→ **Task prompt**
Return the count of lines with the string "script" in them, and nothing else.

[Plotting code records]
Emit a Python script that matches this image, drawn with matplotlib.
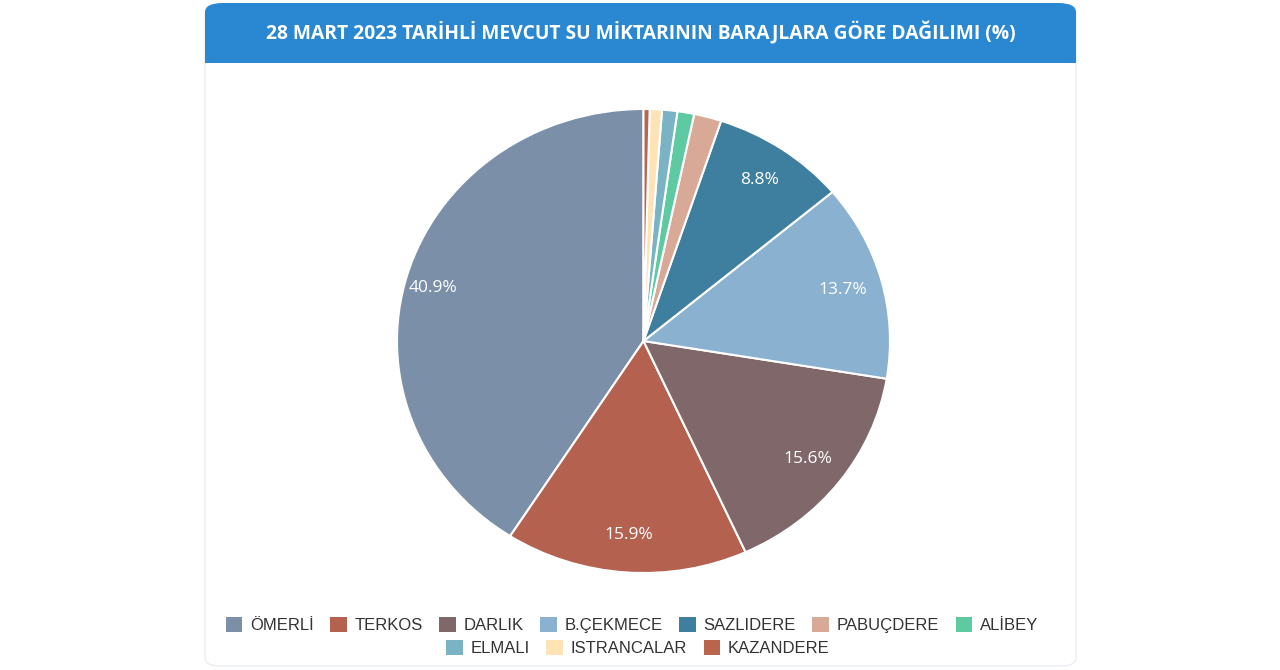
"""
Pie chart: distribution of available water by dam, 28 March 2023 (%)
"""
import matplotlib.pyplot as plt
from matplotlib.patches import FancyBboxPatch, Rectangle

#########################################################
# Data
#########################################################

dams = ["ÖMERLİ", "TERKOS", "DARLIK", "B.ÇEKMECE", "SAZLIDERE",
        "PABUÇDERE", "ALİBEY", "ELMALI", "ISTRANCALAR", "KAZANDERE"]
shares = [40.9, 15.9, 15.6, 13.7, 8.8, 1.8, 1.1, 1.0, 0.8, 0.4]
colors = ["#7b8fa9", "#b5614f", "#7f676a", "#8ab1d0", "#3e7f9f",
          "#d9a997", "#5dcaa2", "#7ab4c4", "#fde3b6", "#b9654d"]
title = "28 MART 2023 TARİHLİ MEVCUT SU MİKTARININ BARAJLARA GÖRE DAĞILIMI (%)"

#########################################################
# Figure
#########################################################

W, H = 1280, 670
fig = plt.figure(figsize=(W / 100, H / 100), dpi=100)
fig.patch.set_facecolor("white")

# card border
card = FancyBboxPatch((205 / W, 4 / H), (1076 - 205) / W, (666 - 4) / H,
                      boxstyle="round,pad=0,rounding_size=0.012",
                      transform=fig.transFigure, facecolor="white",
                      edgecolor="#eaeef2", linewidth=1.0, zorder=-2)
fig.patches.append(card)

# blue header (rounded top, square bottom)
header = FancyBboxPatch((205 / W, (H - 63) / H), (1076 - 205) / W, 60 / H,
                        boxstyle="round,pad=0,rounding_size=0.014",
                        transform=fig.transFigure, facecolor="#2a88d2",
                        edgecolor="none", zorder=-1)
fig.patches.append(header)
fig.patches.append(Rectangle((205 / W, (H - 63) / H), (1076 - 205) / W, 20 / H,
                             transform=fig.transFigure, facecolor="#2a88d2",
                             edgecolor="none", zorder=-1))
fig.text(641 / W, 1 - 33 / H, title, ha="center", va="center",
         color="white", fontsize=13.9, fontweight="bold", family="Open Sans")

#########################################################
# Pie (the source image is slightly stretched horizontally)
#########################################################

cx, cy, rx, ry = 643.5, 341, 246.5, 232
ax = fig.add_axes([(cx - rx) / W, (H - cy - ry) / H, 2 * rx / W, 2 * ry / H])
ax.set_zorder(2)
wedges, texts, autotexts = ax.pie(
    shares, colors=colors, startangle=90, counterclock=True,
    autopct=lambda p: f"{p:.1f}%" if p > 5 else "", pctdistance=0.84,
    wedgeprops=dict(edgecolor="white", linewidth=1.5),
    textprops=dict(color="white", fontsize=12.5, family="Open Sans"))
# Ömerli label sits a bit further out
x0, y0 = autotexts[0].get_position()
autotexts[0].set_position((x0 * 1.06, y0 * 0.97))
ax.set_xlim(-1.0, 1.0)
ax.set_ylim(-1.0, 1.0)
ax.set_aspect("auto")
ax.axis("off")

#########################################################
# Legend (two centred rows)
#########################################################

leg_kw = dict(frameon=False, handlelength=1.0, handleheight=1.0,
              handletextpad=0.45, columnspacing=1.0,
              prop=dict(family="Liberation Sans", size=12),
              labelcolor="#333333", borderaxespad=0)
leg1 = fig.legend(wedges[:7], dams[:7], ncol=7, loc="center",
                  bbox_to_anchor=(632 / W, 1 - 625 / H), **leg_kw)
leg2 = fig.legend(wedges[7:], dams[7:], ncol=3, loc="center",
                  bbox_to_anchor=(638 / W, 1 - 648 / H), **leg_kw)
for leg in (leg1, leg2):
    for h in leg.legend_handles:
        h.set_edgecolor("none")

fig.savefig("out.png", dpi=100, facecolor="white")
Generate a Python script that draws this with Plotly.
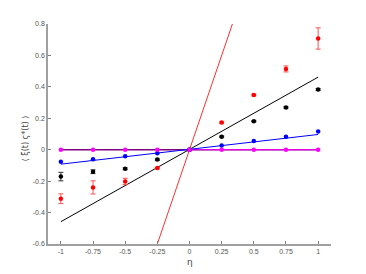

→ **Written answer**
2